Work to be completed =>
Give every line of the data again, unchanged, but with no pictures.

↓↓↓

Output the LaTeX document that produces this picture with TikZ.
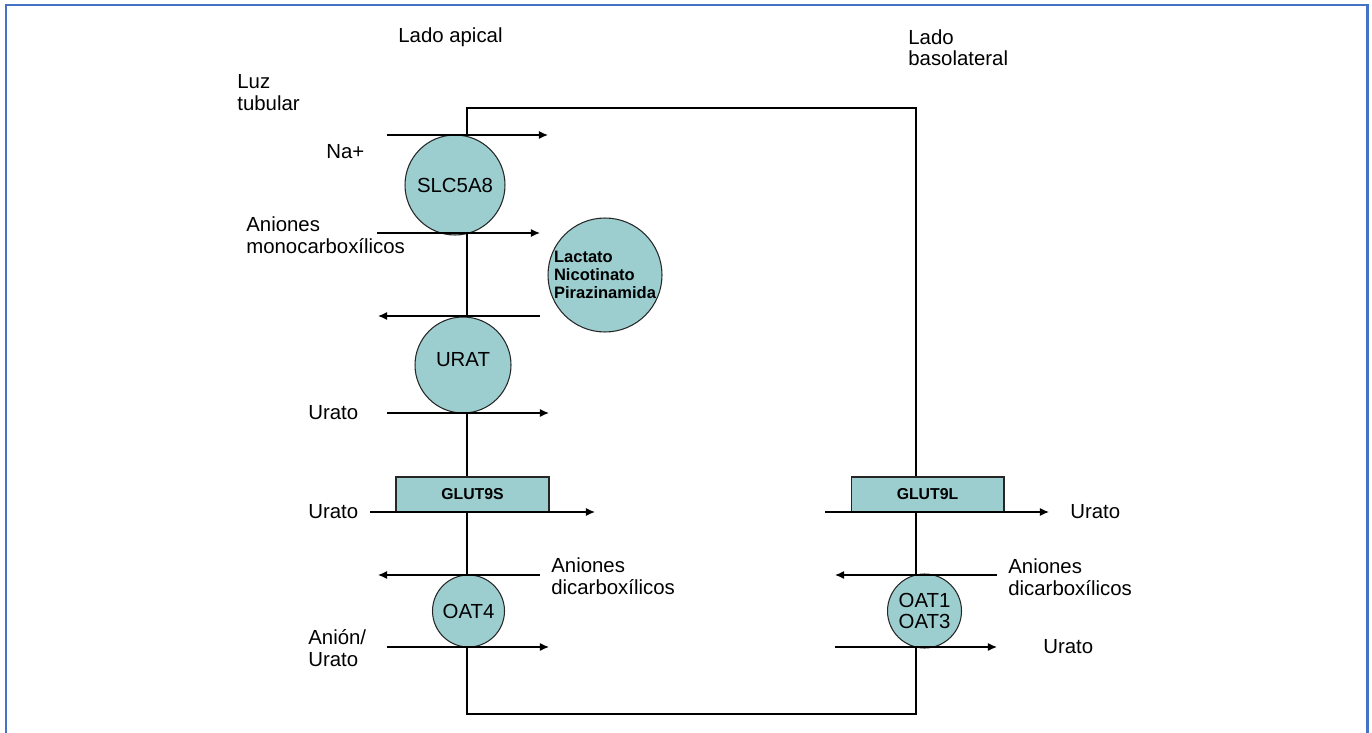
\documentclass[tikz,border=0pt]{standalone}
\usepackage{fontspec}
\setmainfont{Liberation Sans}
\usetikzlibrary{arrows.meta,positioning}
\definecolor{canal}{RGB}{156,206,208}
\definecolor{marco}{RGB}{68,114,196}
\tikzset{
  transp/.style={circle,draw=black!85,fill=canal,line width=0.6pt,inner sep=0pt,
    align=center,font=\fontsize{11.6}{11.6}\selectfont},
  glut/.style={rectangle,draw=black!85,fill=canal,line width=0.6pt,inner sep=0pt,
    minimum width=3.06cm,minimum height=0.7cm,font=\fontsize{9}{10}\selectfont\bfseries},
  rotulo/.style={anchor=west,inner sep=0pt,align=left,font=\fontsize{11.6}{12.2}\selectfont},
  flujo/.style={-{Latex[length=5.2pt,width=4.6pt]},line width=0.75pt},
  membrana/.style={line width=0.75pt}
}
\begin{document}
\begin{tikzpicture}[x=0.02cm,y=-0.02cm]
%
\useasboundingbox (0,0) rectangle (1372,733);
%
% marco
\draw[marco,line width=1.7pt] (6,733) -- (6,5) -- (1367,5) -- (1367,733);
%
% celula
\coordinate (tl) at (467,108);
\coordinate (tr) at (916,108);
\coordinate (br) at (916,714);
\coordinate (bl) at (467,714);
\draw[membrana] (tl) -- (tr) -- (br) -- (bl) -- cycle;
%
% transportadores
\node[transp,minimum size=2cm] (slc) at (455,185) {SLC5A8};
\node[transp,minimum size=2.28cm,align=left,font=\fontsize{9.4}{10.2}\selectfont\bfseries] (lact) at (605,275) {Lactato\\Nicotinato\\Pirazinamida};
\node[transp,minimum size=1.92cm] (urat) at (463,365) {\raisebox{6pt}{URAT}};
\node[glut] (glutS) at (472.5,494.5) {GLUT9S};
\node[transp,minimum size=1.44cm] (oat4) at (468.5,611) {OAT4};
\node[glut] (glutL) at (927.5,494.5) {GLUT9L};
\node[transp,minimum size=1.48cm] (oat13) at (924.5,611) {OAT1\\OAT3};
%
% rotulos
\node[rotulo] (apical) at (398,37) {Lado apical};
\node[rotulo] (baso) at (908,48) {Lado\\basolateral};
\node[rotulo] (luz) at (237,92.5) {Luz\\tubular};
\node[rotulo] (na) at (326,152) {Na+};
\node[rotulo] (mono) at (246,235) {Aniones\\monocarboxílicos};
\node[rotulo] (ur1) at (308,413) {Urato};
\node[rotulo] (ur2) at (308,512) {Urato};
\node[rotulo] (dia) at (551,576) {Aniones\\dicarboxílicos};
\node[rotulo] (anion) at (308,648) {Anión/\\Urato};
\node[rotulo] (ur3) at (1070,512) {Urato};
\node[rotulo] (dib) at (1008,577) {Aniones\\dicarboxílicos};
\node[rotulo] (ur4) at (1043,647) {Urato};
%
% extremos de flechas
\coordinate (a1i) at (387,135); \coordinate (a1f) at (548,135);
\coordinate (a2i) at (377,233); \coordinate (a2f) at (540,233);
\coordinate (a3i) at (540,316); \coordinate (a3f) at (378,316);
\coordinate (a4i) at (387,413); \coordinate (a4f) at (549,413);
\coordinate (a5i) at (370,512); \coordinate (a5f) at (595,512);
\coordinate (a6i) at (540,575); \coordinate (a6f) at (378,575);
\coordinate (a7i) at (387,647); \coordinate (a7f) at (549,647);
\coordinate (b1i) at (825,512); \coordinate (b1f) at (1049,512);
\coordinate (b2i) at (997,575); \coordinate (b2f) at (835,575);
\coordinate (b3i) at (835,647); \coordinate (b3f) at (997,647);
%
\draw[flujo] (a1i) -- (a1f);
\draw[flujo] (a2i) -- (a2f);
\draw[flujo] (a3i) -- (a3f);
\draw[flujo] (a4i) -- (a4f);
\draw[flujo] (a5i) -- (a5f);
\draw[flujo] (a6i) -- (a6f);
\draw[flujo] (a7i) -- (a7f);
\draw[flujo] (b1i) -- (b1f);
\draw[flujo] (b2i) -- (b2f);
\draw[flujo] (b3i) -- (b3f);
%
\end{tikzpicture}
\end{document}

↑↑↑

Solution for this problem =>
Output the LaTeX document that produces this picture with TikZ.
\documentclass[tikz,border=0pt]{standalone}
\usepackage{fontspec}
\setmainfont{Liberation Sans}
\usetikzlibrary{arrows.meta,positioning}
\definecolor{canal}{RGB}{156,206,208}
\definecolor{marco}{RGB}{68,114,196}
\tikzset{
  transp/.style={circle,draw=black!85,fill=canal,line width=0.6pt,inner sep=0pt,
    align=center,font=\fontsize{11.6}{11.6}\selectfont},
  glut/.style={rectangle,draw=black!85,fill=canal,line width=0.6pt,inner sep=0pt,
    minimum width=3.06cm,minimum height=0.7cm,font=\fontsize{9}{10}\selectfont\bfseries},
  rotulo/.style={anchor=west,inner sep=0pt,align=left,font=\fontsize{11.6}{12.2}\selectfont},
  flujo/.style={-{Latex[length=5.2pt,width=4.6pt]},line width=0.75pt},
  membrana/.style={line width=0.75pt}
}
\begin{document}
\begin{tikzpicture}[x=0.02cm,y=-0.02cm]
%
\useasboundingbox (0,0) rectangle (1372,733);
%
% marco
\draw[marco,line width=1.7pt] (6,733) -- (6,5) -- (1367,5) -- (1367,733);
%
% celula
\coordinate (tl) at (467,108);
\coordinate (tr) at (916,108);
\coordinate (br) at (916,714);
\coordinate (bl) at (467,714);
\draw[membrana] (tl) -- (tr) -- (br) -- (bl) -- cycle;
%
% transportadores
\node[transp,minimum size=2cm] (slc) at (455,185) {SLC5A8};
\node[transp,minimum size=2.28cm,align=left,font=\fontsize{9.4}{10.2}\selectfont\bfseries] (lact) at (605,275) {Lactato\\Nicotinato\\Pirazinamida};
\node[transp,minimum size=1.92cm] (urat) at (463,365) {\raisebox{6pt}{URAT}};
\node[glut] (glutS) at (472.5,494.5) {GLUT9S};
\node[transp,minimum size=1.44cm] (oat4) at (468.5,611) {OAT4};
\node[glut] (glutL) at (927.5,494.5) {GLUT9L};
\node[transp,minimum size=1.48cm] (oat13) at (924.5,611) {OAT1\\OAT3};
%
% rotulos
\node[rotulo] (apical) at (398,37) {Lado apical};
\node[rotulo] (baso) at (908,48) {Lado\\basolateral};
\node[rotulo] (luz) at (237,92.5) {Luz\\tubular};
\node[rotulo] (na) at (326,152) {Na+};
\node[rotulo] (mono) at (246,235) {Aniones\\monocarboxílicos};
\node[rotulo] (ur1) at (308,413) {Urato};
\node[rotulo] (ur2) at (308,512) {Urato};
\node[rotulo] (dia) at (551,576) {Aniones\\dicarboxílicos};
\node[rotulo] (anion) at (308,648) {Anión/\\Urato};
\node[rotulo] (ur3) at (1070,512) {Urato};
\node[rotulo] (dib) at (1008,577) {Aniones\\dicarboxílicos};
\node[rotulo] (ur4) at (1043,647) {Urato};
%
% extremos de flechas
\coordinate (a1i) at (387,135); \coordinate (a1f) at (548,135);
\coordinate (a2i) at (377,233); \coordinate (a2f) at (540,233);
\coordinate (a3i) at (540,316); \coordinate (a3f) at (378,316);
\coordinate (a4i) at (387,413); \coordinate (a4f) at (549,413);
\coordinate (a5i) at (370,512); \coordinate (a5f) at (595,512);
\coordinate (a6i) at (540,575); \coordinate (a6f) at (378,575);
\coordinate (a7i) at (387,647); \coordinate (a7f) at (549,647);
\coordinate (b1i) at (825,512); \coordinate (b1f) at (1049,512);
\coordinate (b2i) at (997,575); \coordinate (b2f) at (835,575);
\coordinate (b3i) at (835,647); \coordinate (b3f) at (997,647);
%
\draw[flujo] (a1i) -- (a1f);
\draw[flujo] (a2i) -- (a2f);
\draw[flujo] (a3i) -- (a3f);
\draw[flujo] (a4i) -- (a4f);
\draw[flujo] (a5i) -- (a5f);
\draw[flujo] (a6i) -- (a6f);
\draw[flujo] (a7i) -- (a7f);
\draw[flujo] (b1i) -- (b1f);
\draw[flujo] (b2i) -- (b2f);
\draw[flujo] (b3i) -- (b3f);
%
\end{tikzpicture}
\end{document}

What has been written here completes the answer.